An effective version of Schm\"udgen's Positivstellensatz for the hypercube

TL;DR

This paper provides an explicit degree bound for Schmüdgen's Positivstellensatz certificates on the hypercube, showing they can be achieved with polynomials of degree proportional to 1 over the square root of the approximation parameter.

Contribution

The paper establishes a quadratic improvement in the degree bounds for Schmüdgen's certificates specifically on the hypercube, using the polynomial kernel method.

Findings

Degree of certificates is O(1/√η) for hypercube

Improves previous bound of O(1/η)

Uses polynomial kernel method and Jackson kernel

Abstract

Let $S \subseteq \mathbb{R}^n$ be a compact semialgebraic set and let $f$ be a polynomial nonnegative on $S$. Schm\"udgen's Positivstellensatz then states that for any $\eta > 0$, the nonnegativity of $f + \eta$ on $S$ can be certified by expressing $f + \eta$ as a conic combination of products of the polynomials that occur in the inequalities defining $S$, where the coefficients are (globally nonnegative) sum-of-squares polynomials.
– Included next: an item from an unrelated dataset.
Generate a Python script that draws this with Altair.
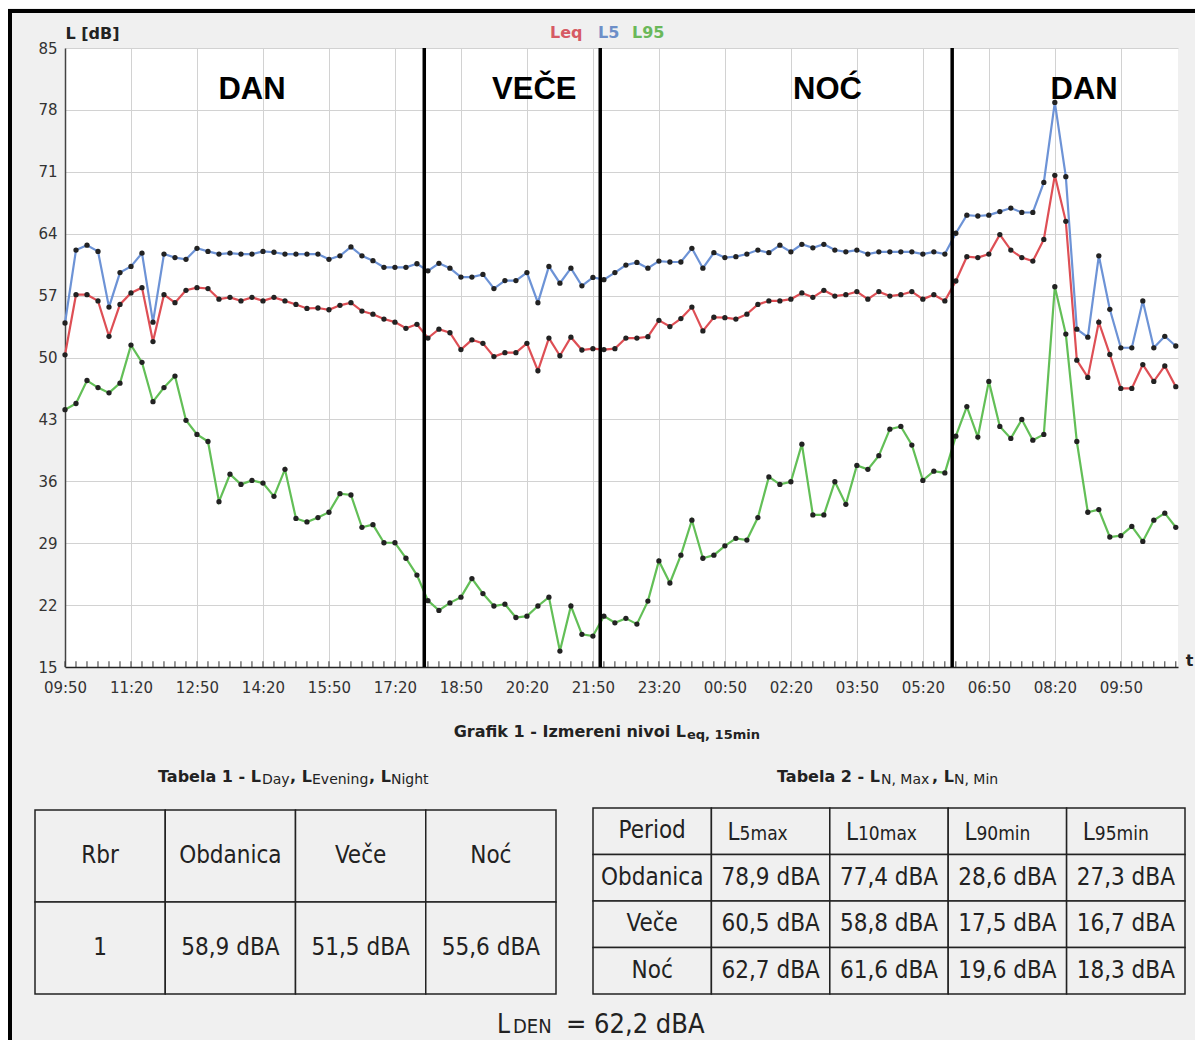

It does not, however, provide explicit bounds on the degree of the polynomials required for such an expression. We show that in the special case where $S = [-1, 1]^n$ is the hypercube, a Schm\"udgen-type certificate of nonnegativity exists involving only polynomials of degree $O(1 / \sqrt{\eta})$. This improves quadratically upon the previously best known estimate in $O(1/\eta)$. Our proof relies on an application of the polynomial kernel method, making use in particular of the Jackson kernel on the interval $[-1, 1]$.